The first is practical and computational. When simulating the collision of two black holes—the very events that produce the gravitational waves detected by LIGO and Virgo—numerical relativists cannot simply let their computers divide by zero. Instead, they employ clever coordinate systems that "tame" the singularity. Techniques known as "puncture" schemes or "trumpet" slicings describe the spacetime in a way that the singular point is effectively pushed off to an infinite coordinate distance. The spatial geometry on any given time slice stretches out into an infinitely long throat—a trumpet—that never actually reaches the point of infinite curvature. This brilliant trick allows computers to evolve the spacetime around the singularities, accurately calculating the gravitational waves that ripple outwards, without ever having to confront the infinity itself. It is a beautiful piece of mathematical engineering, allowing us to make concrete predictions from a theory in the very regime where it is known to fail.
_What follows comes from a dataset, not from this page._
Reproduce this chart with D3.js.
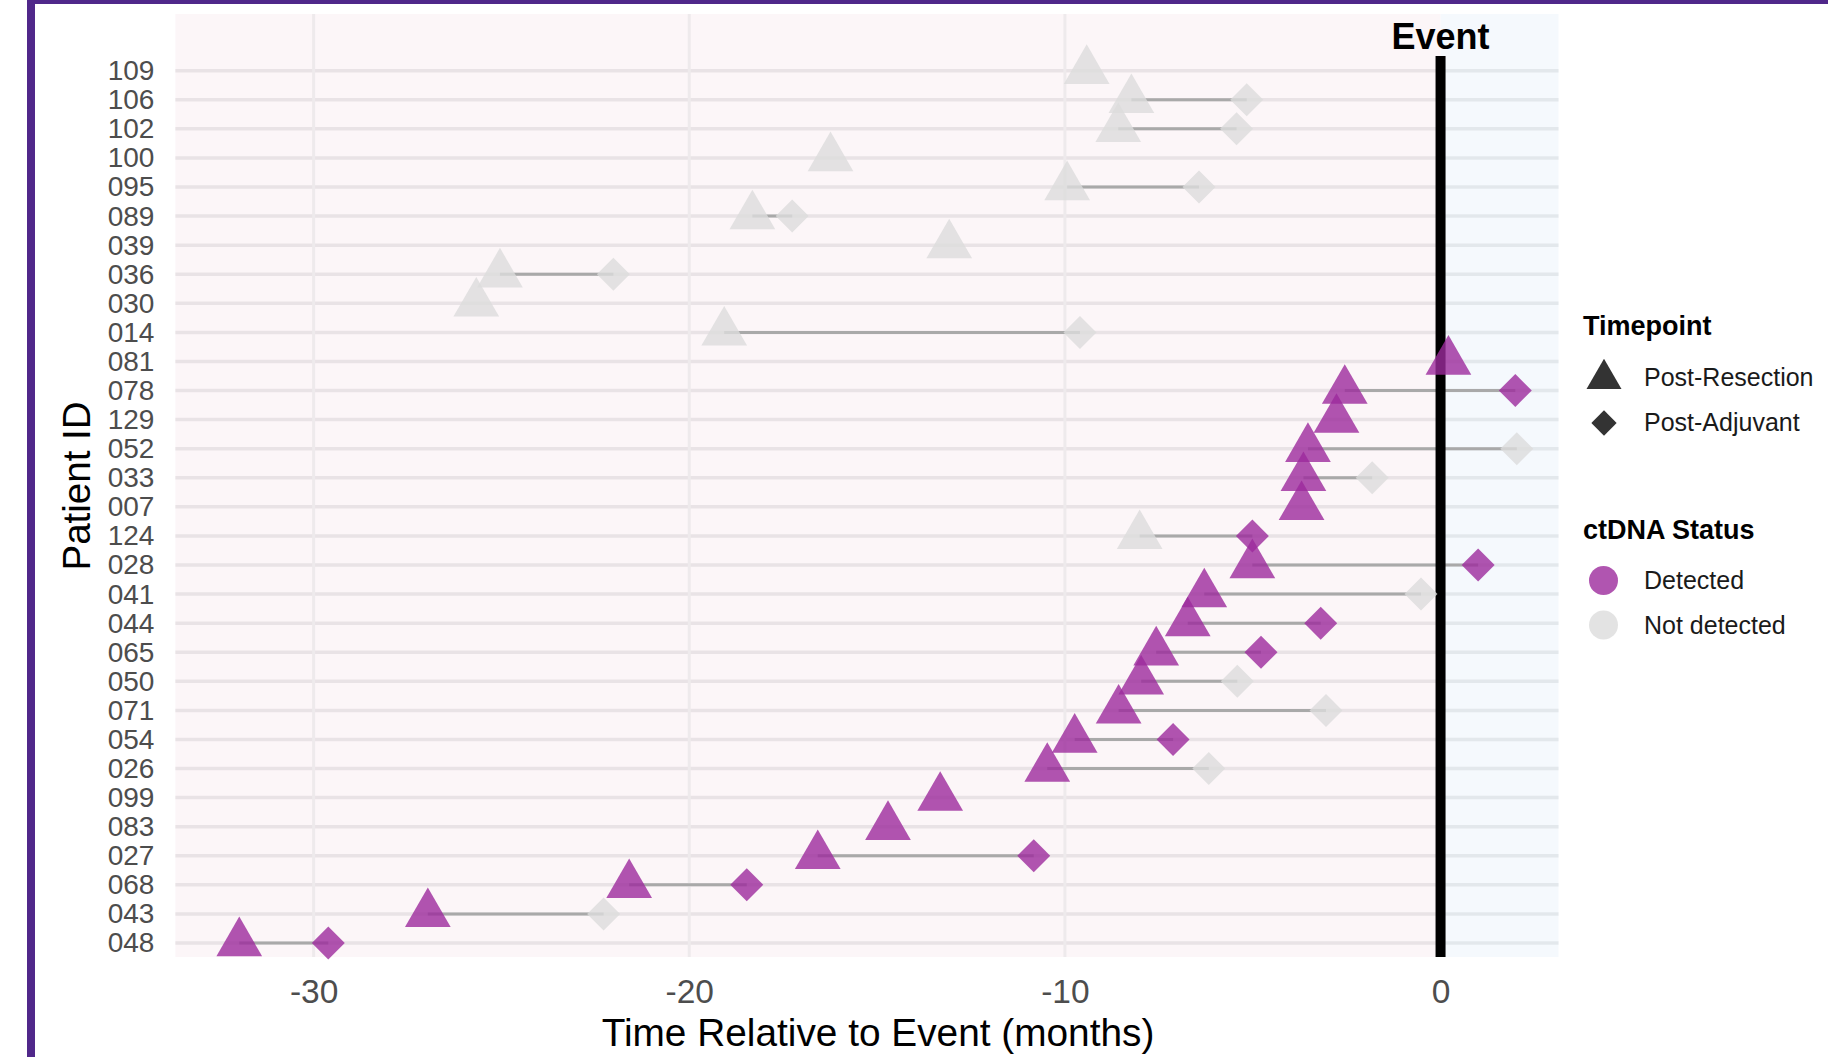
<!DOCTYPE html>
<html>
<head>
<meta charset="utf-8">
<script src="https://cdn.jsdelivr.net/npm/d3@7"></script>
<style>
  html, body { margin: 0; padding: 0; background: #ffffff; }
  svg { display: block; }
  text { font-family: "Liberation Sans", Arial, Helvetica, sans-serif; }
</style>
</head>
<body>
<script>
// ---------------- data ----------------
const patientIds = ["109","106","102","100","095","089","039","036","030","014","081","078","129","052","033","007","124","028","041","044","065","050","071","054","026","099","083","027","068","043","048"];

const postResectionTime = [-9.42,-8.23,-8.58,-16.24,-9.94,-18.32,-13.08,-25.04,-25.67,-19.07,0.21,-2.55,-2.77,-3.53,-3.65,-3.70,-8.01,-5.01,-6.29,-6.73,-7.57,-7.97,-8.57,-9.74,-10.47,-13.32,-14.71,-16.58,-21.60,-26.96,-31.98];
const postResectionStatus = ["Not detected","Not detected","Not detected","Not detected","Not detected","Not detected","Not detected","Not detected","Not detected","Not detected","Detected","Detected","Detected","Detected","Detected","Detected","Not detected","Detected","Detected","Detected","Detected","Detected","Detected","Detected","Detected","Detected","Detected","Detected","Detected","Detected","Detected"];

const postAdjuvantTime = [null,-5.16,-5.43,null,-6.43,-17.26,null,-22.02,null,-9.60,null,1.99,null,2.03,-1.82,null,-5.01,1.00,-0.52,-3.19,-4.78,-5.41,-3.05,-7.12,-6.17,null,null,-10.83,-18.47,-22.28,-29.61];
const postAdjuvantStatus = [null,"Not detected","Not detected",null,"Not detected","Not detected",null,"Not detected",null,"Not detected",null,"Detected",null,"Not detected","Not detected",null,"Detected","Detected","Not detected","Detected","Detected","Not detected","Not detected","Detected","Not detected",null,null,"Detected","Detected","Not detected","Detected"];

const xTickValues = [-30, -20, -10, 0];
const xTickLabels = ["-30", "-20", "-10", "0"];
const timepointLabels = ["Post-Resection", "Post-Adjuvant"];
const statusLabels = ["Detected", "Not detected"];

// ---------------- layout ----------------
const W = 1828, H = 1057;
const panel = { left: 175.4, right: 1558.5, top: 14, bottom: 957 };

const svg = d3.select("body").append("svg").attr("width", W).attr("height", H);
svg.append("rect").attr("width", W).attr("height", H).attr("fill", "#ffffff");

// purple frame
svg.append("rect").attr("x", 27).attr("y", 0).attr("width", W - 27).attr("height", 4).attr("fill", "#50288a");
svg.append("rect").attr("x", 27).attr("y", 0).attr("width", 8).attr("height", H).attr("fill", "#50288a");

const x = d3.scaleLinear().domain([-33.68, 3.14]).range([panel.left, panel.right]);
const y = d3.scalePoint().domain(patientIds).range([70.7, 943]);

const color = d3.scaleOrdinal().domain(statusLabels).range(["#9c2a9c", "#dcdcdc"]);

// backgrounds
svg.append("rect").attr("x", panel.left).attr("y", panel.top)
  .attr("width", x(0) - panel.left).attr("height", panel.bottom - panel.top).attr("fill", "#fcf6f8");
svg.append("rect").attr("x", x(0)).attr("y", panel.top)
  .attr("width", panel.right - x(0)).attr("height", panel.bottom - panel.top).attr("fill", "#f5f9fd");

// grid
const grid = svg.append("g");
grid.selectAll("line.hp").data(patientIds).join("line")
  .attr("x1", panel.left).attr("x2", x(0))
  .attr("y1", d => y(d)).attr("y2", d => y(d))
  .attr("stroke", "#e9e3e6").attr("stroke-width", 3.5);
grid.selectAll("line.hb").data(patientIds).join("line")
  .attr("x1", x(0)).attr("x2", panel.right)
  .attr("y1", d => y(d)).attr("y2", d => y(d))
  .attr("stroke", "#e3e8ec").attr("stroke-width", 3.5);
grid.selectAll("line.v").data(xTickValues.filter(v => v < 0)).join("line")
  .attr("x1", d => x(d)).attr("x2", d => x(d))
  .attr("y1", panel.top).attr("y2", panel.bottom)
  .attr("stroke", "#eeeaec").attr("stroke-width", 3);

// rows
const rows = patientIds.map((id, i) => ({
  id,
  pr: postResectionTime[i], prs: postResectionStatus[i],
  pa: postAdjuvantTime[i], pas: postAdjuvantStatus[i]
}));

// connecting segments
svg.append("g").selectAll("line").data(rows.filter(r => r.pa !== null)).join("line")
  .attr("x1", d => x(d.pr)).attr("x2", d => x(d.pa))
  .attr("y1", d => y(d.id)).attr("y2", d => y(d.id))
  .attr("stroke", "#a9a9a9").attr("stroke-width", 3);

// event line
svg.append("line").attr("x1", x(0)).attr("x2", x(0)).attr("y1", 56).attr("y2", panel.bottom)
  .attr("stroke", "#000").attr("stroke-width", 10);
svg.append("text").attr("x", x(0)).attr("y", 49).attr("text-anchor", "middle")
  .attr("font-size", 36).attr("font-weight", "bold").attr("fill", "#000").text("Event");

// points
const tri = d3.symbol().type(d3.symbolTriangle).size(905);
const dia = d3.symbol().type(d3.symbolSquare).size(544);
const pts = svg.append("g");
pts.selectAll("path.tri").data(rows).join("path")
  .attr("d", tri)
  .attr("transform", d => `translate(${x(d.pr)},${y(d.id)})`)
  .attr("fill", d => color(d.prs)).attr("fill-opacity", 0.8);
pts.selectAll("path.dia").data(rows.filter(r => r.pa !== null)).join("path")
  .attr("d", dia)
  .attr("transform", d => `translate(${x(d.pa)},${y(d.id)}) rotate(45)`)
  .attr("fill", d => color(d.pas)).attr("fill-opacity", 0.8);

// axes
const yAxis = svg.append("g").attr("transform", `translate(${panel.left},0)`)
  .call(d3.axisLeft(y).tickSize(0).tickPadding(21));
yAxis.select(".domain").remove();
yAxis.selectAll("text").attr("font-size", 28).attr("fill", "#4d4d4d")
  .attr("font-family", '"Liberation Sans", Arial, sans-serif');

const xAxis = svg.append("g").attr("transform", `translate(0,${panel.bottom})`)
  .call(d3.axisBottom(x).tickValues(xTickValues)
    .tickFormat((d, i) => xTickLabels[i]).tickSize(0).tickPadding(22));
xAxis.select(".domain").remove();
xAxis.selectAll("text").attr("font-size", 33.5).attr("fill", "#4d4d4d")
  .attr("font-family", '"Liberation Sans", Arial, sans-serif');

// axis titles
svg.append("text").attr("x", 878).attr("y", 1046).attr("text-anchor", "middle")
  .attr("font-size", 38.8).attr("fill", "#000").text("Time Relative to Event (months)");
svg.append("text").attr("transform", "translate(90,486) rotate(-90)").attr("text-anchor", "middle")
  .attr("font-size", 38.5).attr("fill", "#000").text("Patient ID");

// legend
const lg = svg.append("g");
lg.append("text").attr("x", 1583).attr("y", 335).attr("font-size", 27).attr("font-weight", "bold")
  .attr("fill", "#000").text("Timepoint");
lg.append("path").attr("d", d3.symbol().type(d3.symbolTriangle).size(530))
  .attr("transform", "translate(1604,379)").attr("fill", "#333333");
lg.append("path").attr("d", d3.symbol().type(d3.symbolSquare).size(320))
  .attr("transform", "translate(1604,423) rotate(45)").attr("fill", "#333333");
lg.selectAll("text.tp").data(timepointLabels).join("text")
  .attr("x", 1644).attr("y", (d, i) => 386 + i * 45).attr("font-size", 25)
  .attr("fill", "#1a1a1a").text(d => d);

lg.append("text").attr("x", 1583).attr("y", 539).attr("font-size", 27).attr("font-weight", "bold")
  .attr("fill", "#000").text("ctDNA Status");
lg.selectAll("circle").data(statusLabels).join("circle")
  .attr("cx", 1603.5).attr("cy", (d, i) => 580.5 + i * 44.5).attr("r", 14.5)
  .attr("fill", d => color(d)).attr("fill-opacity", 0.8);
lg.selectAll("text.st").data(statusLabels).join("text")
  .attr("x", 1644).attr("y", (d, i) => 589 + i * 44.5).attr("font-size", 25)
  .attr("fill", "#1a1a1a").text(d => d);
</script>
</body>
</html>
The second approach is more fundamental. It asks: What might a theory of quantum gravity say about the singularity? Many physicists believe that such a theory will introduce a new fundamental principle, sometimes called a "limiting curvature principle." The idea is that spacetime, much like matter, cannot be compressed infinitely. There is a maximum possible curvature, a "Planck curvature," beyond which the laws of physics change to prevent a true singularity from forming.

In models of these "regular black holes," the collapse does not proceed to a point of infinite density. Instead, when the matter is compressed to this maximum curvature, it "bounces" or transitions into a new state of matter, forming a tiny core of what's called de Sitter spacetime. This core has a huge but finite density and pressure, and it completely replaces the singularity with a smooth, regular patch of spacetime. The singularity, in this view, is an illusion, an artifact of stretching classical General Relativity beyond its domain of validity.

From the outside, this regular black hole would look almost identical to a classical one. Yet at its heart, the paradox of the infinite is resolved. The endpoint of gravitational collapse is not a breakdown, but a transformation into a new, exotic state of matter governed by the laws of quantum gravity.

The Schwarzschild singularity, which began as a curious feature of a mathematical solution, has thus become a profound guide. It has forced us to confront the limits of our most successful theory of gravity, pointed toward the deep connection between causality and predictability, and illuminated the path forward toward a quantum theory of spacetime itself. It is not an ending, but a beginning.